Varieties to Consider
Because daylilies are fairly easy to hybridize, many choices are available. Daylilies, like roses, are often named in honor of someone or an event when they were hybridized.
‘Bertie Ferris’ is a mid-season bloomer with persimmon-colored ruffled blossoms on strong 15-inch stems.
‘Catherine Woodbery’ is a taller variety, maturing at 30 inches with pale, orchid-pink delicate blossoms.
‘Chicago Fire’ has a very descriptive name. It is a brilliant red hybrid with 6-inch blossoms on 24-inch stems, which bloom in mid-season.
‘Evergold’ is a popular deep gold hybrid that grows to a mature height of 40 inches and blooms much later than most daylilies. It blooms in August.
‘Ed Murray’ is a dramatic deep-red, almost black, variety that grows to 28 inches and blooms in mid-season.
‘Hyperion’ is a favorite hybrid of mine. It is a fragrant lemon-colored variety that blooms in mid-season and reaches a mature height of 42 inches. This is a sturdy, prolific variety.
‘Stella de Oro’ was one of the first repeat-blooming hybrids. It has 3-inch golden, yellow flowers that bloom from late June into September. It is a shorter variety, reaching a mature height of 14 to16 inches. This variety is easy to find in our local garden centers.
Chores for the April Gardener
April is one of the best months for gardening and being outside. Cool mornings give way to warm afternoons that draw us outside. The first hosta crowns poking up through the soil give a sure sign that spring has sprung and that it is time for gardeners to get busy outside in their favorite place.
• Now is the perfect time to put out early summer annuals. Wait until right after Easter, and then get those annuals in the ground.
• Sow zinnia seeds for mid-summer bloom.
• Plant any new perennials that you would like to add to the garden. Planting them now will give them time to acclimate before the blazing hot temperatures of summer arrive.
• Check your irrigation system. If you don’t have an irrigation system, add one, if possible, or begin water regularly whenever the garden and grass get dry.
• Why not add some hanging baskets to your house to enhance your porch or deck?
• If you dug up and stored dahlias for the winter, now is the time to get them back into the ground for late-summer blooms.
• Add caladiums to your shady areas for brightening texture and variegation.
• Prune any shrubbery that has already bloomed, such as azaleas, spirea, quince, and others.
• Do not prune flowering shrubs that have not bloomed yet.
• Fertilize azaleas, rhododendron, gardenias, and any other acid-loving plants with Plant-tone. Make sure to wash it off the leaves after applying and to water it in.
• Begin bringing your indoor plants outside during the warmer times of the day. Keep them in the shade so that leaves do not get burned. Spray them down with the hose to get any dust off and give them a fresh start.

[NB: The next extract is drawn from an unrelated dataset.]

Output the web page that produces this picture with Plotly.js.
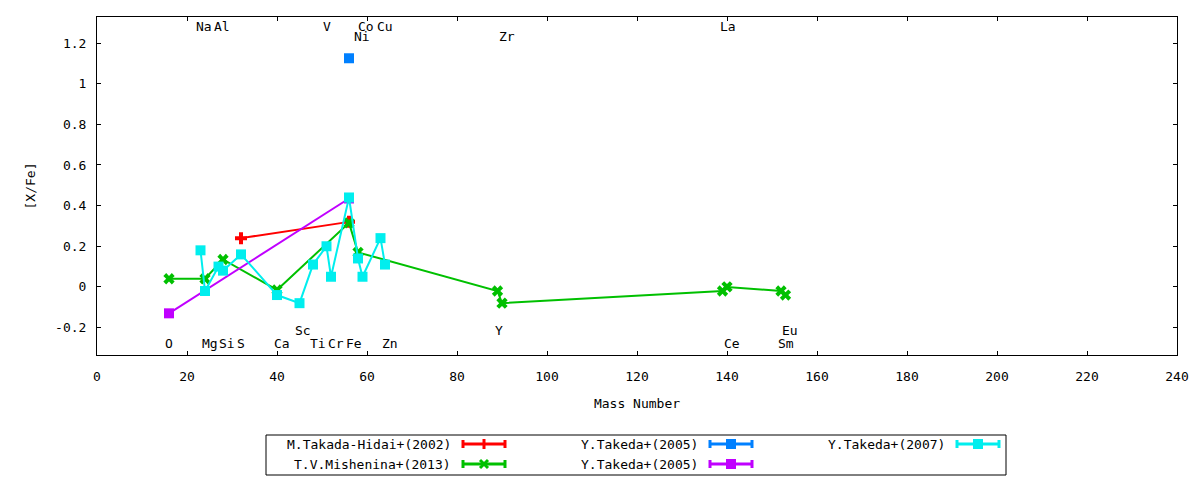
<!DOCTYPE html>
<html>
<head>
<meta charset="utf-8">
<script src="https://cdn.plot.ly/plotly-3.0.1.min.js"></script>
<style>
  body { margin: 0; background: #fff; }
  #chart { width: 1200px; height: 480px; }
</style>
</head>
<body>
<div id="chart"></div>
<script>
// abundance data, [X/Fe] against mass number
const takadaX = [32, 56];
const takadaY = [0.24, 0.32];

const misheninaX = [16, 24, 28, 40, 56, 58, 89, 90, 139, 140, 152, 153];
const misheninaY = [0.04, 0.04, 0.135, -0.015, 0.315, 0.17, -0.02, -0.08, -0.02, 0.0, -0.02, -0.04];

const takeda05aX = [56];
const takeda05aY = [1.125];

const takeda05bX = [16, 56];
const takeda05bY = [-0.13, 0.435];

const takeda07X = [23, 24, 27, 28, 32, 40, 45, 48, 51, 52, 56, 58, 59, 63, 64];
const takeda07Y = [0.18, -0.02, 0.10, 0.08, 0.16, -0.04, -0.08, 0.11, 0.20, 0.05, 0.44, 0.14, 0.05, 0.24, 0.11];

// element labels
const elemNames = ['Na', 'Al', 'V', 'Co', 'Cu', 'La', 'Ni', 'Zr',
                   'Sc', 'Y', 'Eu',
                   'O', 'Mg', 'Si', 'S', 'Ca', 'Ti', 'Cr', 'Fe', 'Zn', 'Ce', 'Sm'];
const elemX = [23.8, 27.8, 51.1, 59.8, 64.0, 140.2, 58.9, 91.1,
               45.8, 89.3, 154.0,
               16.0, 25.1, 28.9, 32.0, 41.0, 49.1, 53.0, 57.1, 65.0, 141.1, 153.1];
const elemY = [1.28, 1.28, 1.28, 1.28, 1.28, 1.28, 1.234, 1.234,
               -0.215, -0.215, -0.215,
               -0.28, -0.28, -0.28, -0.28, -0.28, -0.28, -0.28, -0.28, -0.28, -0.28, -0.28];

const xTicks = [0, 20, 40, 60, 80, 100, 120, 140, 160, 180, 200, 220, 240];
const yTicks = [-0.2, 0, 0.2, 0.4, 0.6, 0.8, 1, 1.2];
const yTickText = ['-0.2', '0', '0.2', '0.4', '0.6', '0.8', '1', '1.2'];

const legendNames = ['M.Takada-Hidai+(2002)', 'T.V.Mishenina+(2013)', 'Y.Takeda+(2005)',
                     'Y.Takeda+(2005)', 'Y.Takeda+(2007)'];
const colors = ['#ff0000', '#00c000', '#0080ff', '#c000ff', '#00eeee'];
const symbols = ['cross', 'x', 'square', 'square', 'square'];

const FONT = 'DejaVu Sans Mono';

function series(x, y, i) {
  return {
    x: x, y: y, type: 'scatter', mode: 'lines+markers',
    name: legendNames[i],
    line: { color: colors[i], width: 2 },
    marker: { color: colors[i], symbol: symbols[i], size: 10, line: { width: 0 } },
    showlegend: false
  };
}

const data = [
  series(takadaX, takadaY, 0),
  series(misheninaX, misheninaY, 1),
  series(takeda05aX, takeda05aY, 2),
  series(takeda05bX, takeda05bY, 3),
  series(takeda07X, takeda07Y, 4)
];

// plot area in pixels (gnuplot-like frame)
const L = 97, R = 23, T = 17, B = 125;
const W = 1200 - L - R, H = 480 - T - B;
const px = v => (v - L) / W;
const py = v => (480 - B - v) / H;

const annotations = elemNames.map((n, i) => ({
  x: elemX[i], y: elemY[i], xref: 'x', yref: 'y', text: n, showarrow: false,
  font: { family: FONT, size: 13, color: '#000' }
}));

// hand built legend: text on the left, line sample with caps on the right
const shapes = [{
  type: 'rect', xref: 'paper', yref: 'paper',
  x0: px(266), x1: px(1006), y0: py(435), y1: py(475),
  line: { color: '#000', width: 1 }
}];
const legendPos = [[453, 444], [453, 464], [700, 444], [700, 464], [947, 444]];

legendPos.forEach((p, i) => {
  const c = colors[i];
  const sx0 = p[0] + 10, sx1 = p[0] + 52, cx = (sx0 + sx1) / 2, cy = p[1];
  annotations.push({
    x: px(p[0]), y: py(cy), xref: 'paper', yref: 'paper',
    xanchor: 'right', yanchor: 'middle',
    text: legendNames[i], showarrow: false,
    font: { family: FONT, size: 13, color: '#000' }
  });
  const ln = (a, b, c2, d, w) => ({
    type: 'line', xref: 'paper', yref: 'paper',
    x0: px(a), y0: py(b), x1: px(c2), y1: py(d), line: { color: c, width: w }
  });
  shapes.push(ln(sx0, cy, sx1, cy, 3));
  shapes.push(ln(sx0, cy - 4, sx0, cy + 4, 3));
  shapes.push(ln(sx1, cy - 4, sx1, cy + 4, 3));
  if (symbols[i] === 'square') {
    shapes.push({
      type: 'rect', xref: 'paper', yref: 'paper',
      x0: px(cx - 5), x1: px(cx + 5), y0: py(cy - 5), y1: py(cy + 5),
      fillcolor: c, line: { width: 0 }
    });
  } else if (symbols[i] === 'cross') {
    shapes.push(ln(cx, cy - 5, cx, cy + 5, 3));
  } else {
    shapes.push(ln(cx - 4, cy - 4, cx + 4, cy + 4, 3));
    shapes.push(ln(cx - 4, cy + 4, cx + 4, cy - 4, 3));
  }
});

const axisCommon = {
  showline: true, linecolor: '#000', linewidth: 1, mirror: 'ticks',
  ticks: 'inside', ticklen: 4, tickcolor: '#000', tickwidth: 1,
  showgrid: false, zeroline: false,
  tickfont: { family: FONT, size: 13, color: '#000' }
};

const layout = {
  width: 1200, height: 480,
  margin: { l: L, r: R, t: T, b: B, pad: 0 },
  paper_bgcolor: '#fff', plot_bgcolor: '#fff',
  font: { family: FONT, size: 13, color: '#000' },
  xaxis: Object.assign({}, axisCommon, {
    range: [0, 240], tickvals: xTicks, ticktext: xTicks.map(String),
    ticklabelstandoff: 9,
    title: { text: 'Mass Number', font: { family: FONT, size: 13 }, standoff: 16 }
  }),
  yaxis: Object.assign({}, axisCommon, {
    range: [-0.335, 1.328], tickvals: yTicks, ticktext: yTickText,
    ticklabelstandoff: 7,
    title: { text: '[X/Fe]', font: { family: FONT, size: 13 }, standoff: 16 }
  }),
  annotations: annotations,
  shapes: shapes,
  showlegend: false
};

Plotly.newPlot('chart', data, layout, { displayModeBar: false, staticPlot: true });
</script>
</body>
</html>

• Some indoor plants may need to be re-potted if they have become root-bound.
• Fertilize your indoor plants, while they are enjoying a sunny day outside, with a light dose of liquid fertilizer, such as Miracle-Gro.
• Redefine all your planting beds.
• Check outdoor lighting for burned-out bulbs or fixtures that need to be moved or adjusted. Or if you don’t have outdoor lighting, install it now.
• Prune any limbs that are shading out sun-loving shrubbery or perennials.
What’s blooming in the Midlands?
Azalea, banana shrub, deutzia, dogwood, Lady Banks’ rose, oakleaf hydrangea, pomegranate, rose, spirea, tea olive, coreopsis, dianthus, geranium, Gerbera daisy, iris, lantana, pansy, petunia, phlox, poppy, snapdragon, stokesia, viola.